§ EXERCISE DESCRIPTION: Your output must consist solely of the lines from the "Give me the Bokeh source for this chart." line through the "percent = [12, 8, 20, 31, 29]" line, exactly as written, without images.

§ RECORDED DATA:
__________________________________________________
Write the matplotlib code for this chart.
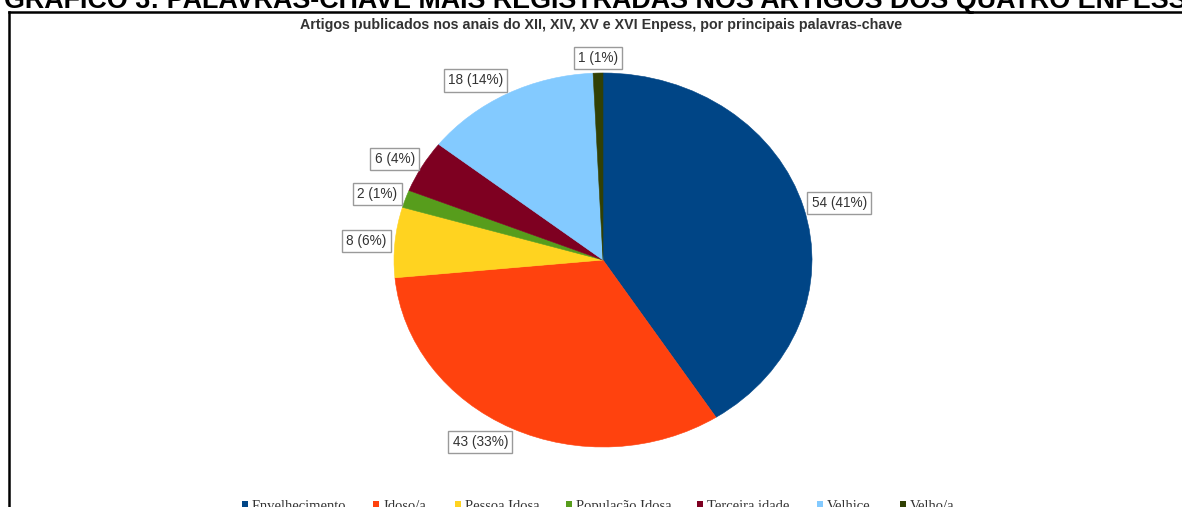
__________________________________________________
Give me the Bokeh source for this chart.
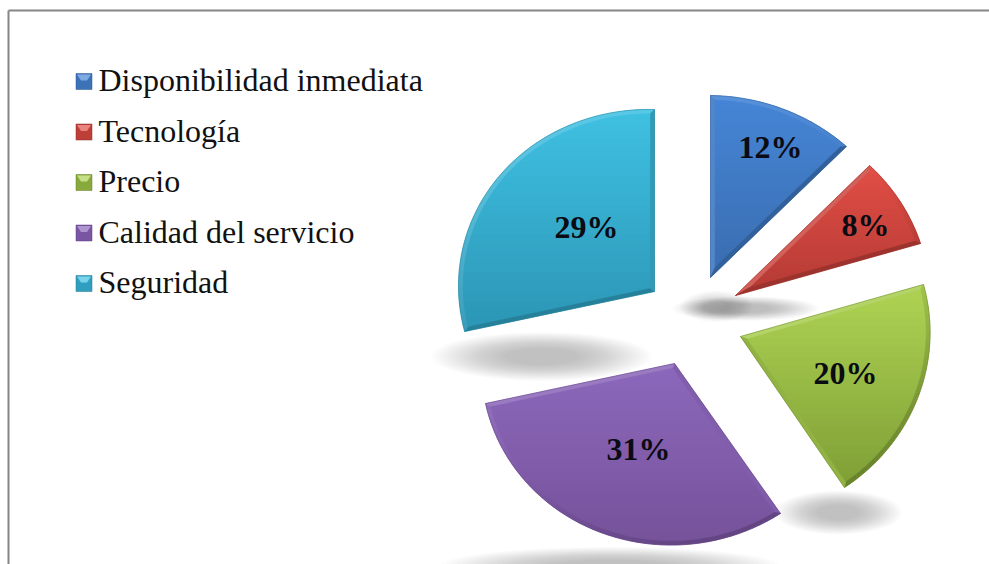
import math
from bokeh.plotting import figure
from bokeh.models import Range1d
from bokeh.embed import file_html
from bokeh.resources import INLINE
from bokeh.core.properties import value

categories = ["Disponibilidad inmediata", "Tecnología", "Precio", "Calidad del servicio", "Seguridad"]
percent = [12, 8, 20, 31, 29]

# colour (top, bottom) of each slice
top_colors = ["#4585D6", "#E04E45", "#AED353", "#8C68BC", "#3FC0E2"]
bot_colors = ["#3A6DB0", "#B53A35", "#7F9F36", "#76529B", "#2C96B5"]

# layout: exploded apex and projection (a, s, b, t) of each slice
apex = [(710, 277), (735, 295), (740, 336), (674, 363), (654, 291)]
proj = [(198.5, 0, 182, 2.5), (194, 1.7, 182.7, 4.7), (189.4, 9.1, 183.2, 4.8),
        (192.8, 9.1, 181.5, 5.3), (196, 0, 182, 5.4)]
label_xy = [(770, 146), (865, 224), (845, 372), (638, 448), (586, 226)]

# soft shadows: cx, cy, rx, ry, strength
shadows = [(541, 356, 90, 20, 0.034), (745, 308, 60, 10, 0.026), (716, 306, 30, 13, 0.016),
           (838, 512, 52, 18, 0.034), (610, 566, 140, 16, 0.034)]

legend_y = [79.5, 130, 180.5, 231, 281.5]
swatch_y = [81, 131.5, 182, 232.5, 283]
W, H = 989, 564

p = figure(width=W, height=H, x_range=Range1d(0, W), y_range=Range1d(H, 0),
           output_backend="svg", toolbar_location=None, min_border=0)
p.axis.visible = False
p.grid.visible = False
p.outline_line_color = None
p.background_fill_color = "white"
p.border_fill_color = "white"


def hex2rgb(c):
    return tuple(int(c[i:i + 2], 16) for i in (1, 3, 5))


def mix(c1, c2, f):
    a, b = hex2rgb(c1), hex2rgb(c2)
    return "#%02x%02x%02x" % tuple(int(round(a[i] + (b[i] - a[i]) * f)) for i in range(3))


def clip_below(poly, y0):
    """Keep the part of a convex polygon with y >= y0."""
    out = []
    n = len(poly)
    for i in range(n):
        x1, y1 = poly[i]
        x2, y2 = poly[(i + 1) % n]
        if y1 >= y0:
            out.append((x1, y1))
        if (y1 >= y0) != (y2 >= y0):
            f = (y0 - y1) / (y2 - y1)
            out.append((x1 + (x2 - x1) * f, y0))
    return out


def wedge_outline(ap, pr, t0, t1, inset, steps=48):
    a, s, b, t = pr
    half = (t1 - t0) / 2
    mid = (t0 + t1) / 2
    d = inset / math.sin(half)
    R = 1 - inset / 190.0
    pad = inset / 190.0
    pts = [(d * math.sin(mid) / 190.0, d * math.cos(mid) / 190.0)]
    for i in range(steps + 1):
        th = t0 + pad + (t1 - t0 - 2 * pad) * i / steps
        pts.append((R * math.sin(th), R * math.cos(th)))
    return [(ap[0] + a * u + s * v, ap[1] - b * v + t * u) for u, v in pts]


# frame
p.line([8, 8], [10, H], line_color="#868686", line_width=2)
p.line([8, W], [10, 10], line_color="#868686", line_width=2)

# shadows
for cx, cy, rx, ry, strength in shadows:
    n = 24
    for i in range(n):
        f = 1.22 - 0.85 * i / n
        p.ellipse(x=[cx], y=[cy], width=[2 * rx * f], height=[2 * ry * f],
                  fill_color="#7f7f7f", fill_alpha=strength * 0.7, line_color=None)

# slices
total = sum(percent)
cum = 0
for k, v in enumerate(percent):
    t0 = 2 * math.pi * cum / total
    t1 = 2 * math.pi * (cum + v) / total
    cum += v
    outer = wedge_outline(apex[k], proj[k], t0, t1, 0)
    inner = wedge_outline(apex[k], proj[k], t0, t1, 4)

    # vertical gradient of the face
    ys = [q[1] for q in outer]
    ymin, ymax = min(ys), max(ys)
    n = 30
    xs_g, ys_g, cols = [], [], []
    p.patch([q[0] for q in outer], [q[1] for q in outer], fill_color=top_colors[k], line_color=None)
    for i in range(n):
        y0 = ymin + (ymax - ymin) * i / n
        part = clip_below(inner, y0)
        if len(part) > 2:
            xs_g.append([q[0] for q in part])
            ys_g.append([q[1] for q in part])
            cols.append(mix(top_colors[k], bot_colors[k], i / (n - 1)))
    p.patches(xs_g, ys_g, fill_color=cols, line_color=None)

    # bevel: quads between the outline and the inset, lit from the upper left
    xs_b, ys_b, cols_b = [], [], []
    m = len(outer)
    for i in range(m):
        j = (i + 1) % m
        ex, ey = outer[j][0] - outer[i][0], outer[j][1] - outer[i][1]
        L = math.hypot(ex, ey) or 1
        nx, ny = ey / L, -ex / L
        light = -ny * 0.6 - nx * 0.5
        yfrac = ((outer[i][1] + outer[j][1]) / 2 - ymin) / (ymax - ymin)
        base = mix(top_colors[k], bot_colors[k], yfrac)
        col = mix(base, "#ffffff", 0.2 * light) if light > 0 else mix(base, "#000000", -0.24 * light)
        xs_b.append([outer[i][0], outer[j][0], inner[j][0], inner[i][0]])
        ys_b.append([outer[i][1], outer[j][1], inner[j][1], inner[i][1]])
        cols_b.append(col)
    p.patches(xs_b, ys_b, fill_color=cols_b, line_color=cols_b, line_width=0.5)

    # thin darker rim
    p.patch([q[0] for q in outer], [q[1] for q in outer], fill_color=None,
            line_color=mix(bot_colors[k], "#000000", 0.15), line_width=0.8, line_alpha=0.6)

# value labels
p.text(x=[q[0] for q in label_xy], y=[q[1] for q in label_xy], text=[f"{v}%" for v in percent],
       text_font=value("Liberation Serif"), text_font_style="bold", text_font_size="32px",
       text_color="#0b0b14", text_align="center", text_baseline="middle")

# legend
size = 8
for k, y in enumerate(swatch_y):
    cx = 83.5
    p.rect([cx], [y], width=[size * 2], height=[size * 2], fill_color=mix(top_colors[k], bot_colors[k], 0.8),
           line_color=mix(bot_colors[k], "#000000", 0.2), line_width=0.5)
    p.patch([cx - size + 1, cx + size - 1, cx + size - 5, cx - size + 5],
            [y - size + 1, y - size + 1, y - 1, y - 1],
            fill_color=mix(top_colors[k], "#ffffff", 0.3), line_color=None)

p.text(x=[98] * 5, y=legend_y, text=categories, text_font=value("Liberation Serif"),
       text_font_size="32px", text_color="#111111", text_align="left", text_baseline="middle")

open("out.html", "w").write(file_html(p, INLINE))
__________________________________________________
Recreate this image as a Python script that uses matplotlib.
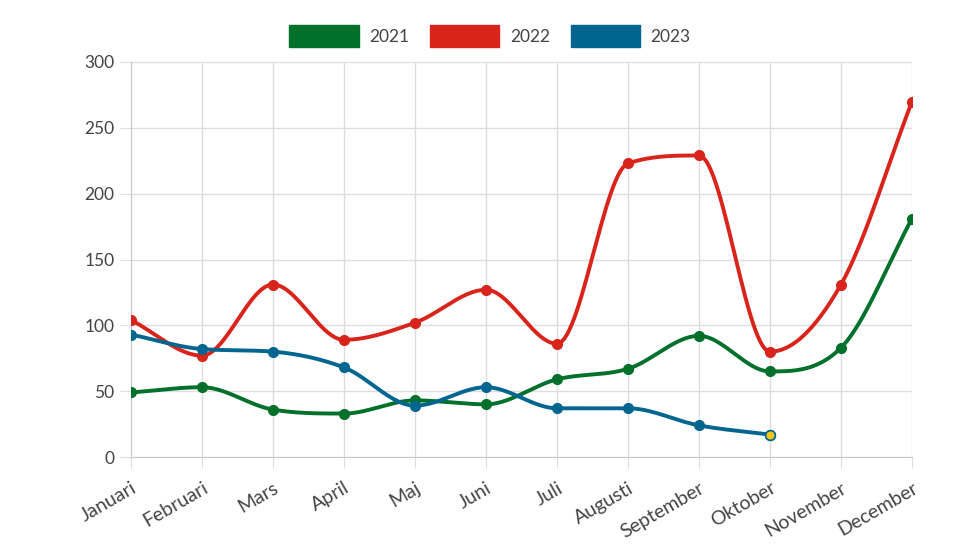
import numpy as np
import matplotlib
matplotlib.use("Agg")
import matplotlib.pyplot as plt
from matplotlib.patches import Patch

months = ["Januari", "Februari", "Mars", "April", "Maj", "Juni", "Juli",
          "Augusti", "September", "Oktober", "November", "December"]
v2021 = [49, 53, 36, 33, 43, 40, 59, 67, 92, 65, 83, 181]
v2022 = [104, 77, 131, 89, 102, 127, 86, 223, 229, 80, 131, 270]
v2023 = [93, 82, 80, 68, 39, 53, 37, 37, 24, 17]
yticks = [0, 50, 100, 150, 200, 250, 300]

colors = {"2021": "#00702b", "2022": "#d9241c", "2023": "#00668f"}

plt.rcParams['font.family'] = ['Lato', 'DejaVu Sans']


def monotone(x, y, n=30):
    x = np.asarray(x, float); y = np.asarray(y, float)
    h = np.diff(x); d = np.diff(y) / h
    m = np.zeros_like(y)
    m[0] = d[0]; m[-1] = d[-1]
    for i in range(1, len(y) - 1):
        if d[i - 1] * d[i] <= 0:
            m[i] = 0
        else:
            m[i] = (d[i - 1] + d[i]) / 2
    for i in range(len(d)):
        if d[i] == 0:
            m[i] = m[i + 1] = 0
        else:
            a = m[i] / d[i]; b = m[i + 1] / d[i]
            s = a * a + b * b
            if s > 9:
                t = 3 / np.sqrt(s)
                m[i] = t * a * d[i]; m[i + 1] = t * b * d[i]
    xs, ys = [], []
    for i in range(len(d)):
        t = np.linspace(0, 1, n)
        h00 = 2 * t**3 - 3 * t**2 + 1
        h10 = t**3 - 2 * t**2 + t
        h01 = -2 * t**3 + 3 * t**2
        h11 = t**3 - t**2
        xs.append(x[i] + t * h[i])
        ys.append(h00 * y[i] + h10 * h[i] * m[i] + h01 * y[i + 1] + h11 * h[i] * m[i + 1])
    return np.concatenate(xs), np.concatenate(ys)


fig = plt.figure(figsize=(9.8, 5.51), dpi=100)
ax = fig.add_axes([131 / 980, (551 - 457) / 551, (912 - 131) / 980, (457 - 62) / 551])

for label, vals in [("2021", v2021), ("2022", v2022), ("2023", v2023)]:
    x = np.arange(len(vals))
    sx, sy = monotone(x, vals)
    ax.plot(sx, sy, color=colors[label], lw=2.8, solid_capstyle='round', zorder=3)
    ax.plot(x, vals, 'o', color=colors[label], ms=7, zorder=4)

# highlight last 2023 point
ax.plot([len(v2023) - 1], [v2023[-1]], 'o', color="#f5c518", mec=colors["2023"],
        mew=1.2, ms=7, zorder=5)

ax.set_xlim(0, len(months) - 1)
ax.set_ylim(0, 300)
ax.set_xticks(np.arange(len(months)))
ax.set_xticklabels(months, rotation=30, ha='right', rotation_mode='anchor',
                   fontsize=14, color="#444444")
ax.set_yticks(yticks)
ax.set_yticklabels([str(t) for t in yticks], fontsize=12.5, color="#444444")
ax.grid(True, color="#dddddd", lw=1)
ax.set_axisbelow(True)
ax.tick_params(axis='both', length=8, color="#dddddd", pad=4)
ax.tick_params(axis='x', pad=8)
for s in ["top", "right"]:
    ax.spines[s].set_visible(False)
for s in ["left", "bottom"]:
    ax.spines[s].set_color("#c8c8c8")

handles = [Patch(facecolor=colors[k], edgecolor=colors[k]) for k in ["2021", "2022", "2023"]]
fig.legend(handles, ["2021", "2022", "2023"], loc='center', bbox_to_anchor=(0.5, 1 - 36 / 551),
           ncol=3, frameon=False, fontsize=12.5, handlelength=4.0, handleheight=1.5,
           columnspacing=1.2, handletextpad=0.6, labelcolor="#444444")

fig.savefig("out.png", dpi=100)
__________________________________________________
§ THE REPLY:
Give me the Bokeh source for this chart.
import math
from bokeh.plotting import figure
from bokeh.models import Range1d
from bokeh.embed import file_html
from bokeh.resources import INLINE
from bokeh.core.properties import value

categories = ["Disponibilidad inmediata", "Tecnología", "Precio", "Calidad del servicio", "Seguridad"]
percent = [12, 8, 20, 31, 29]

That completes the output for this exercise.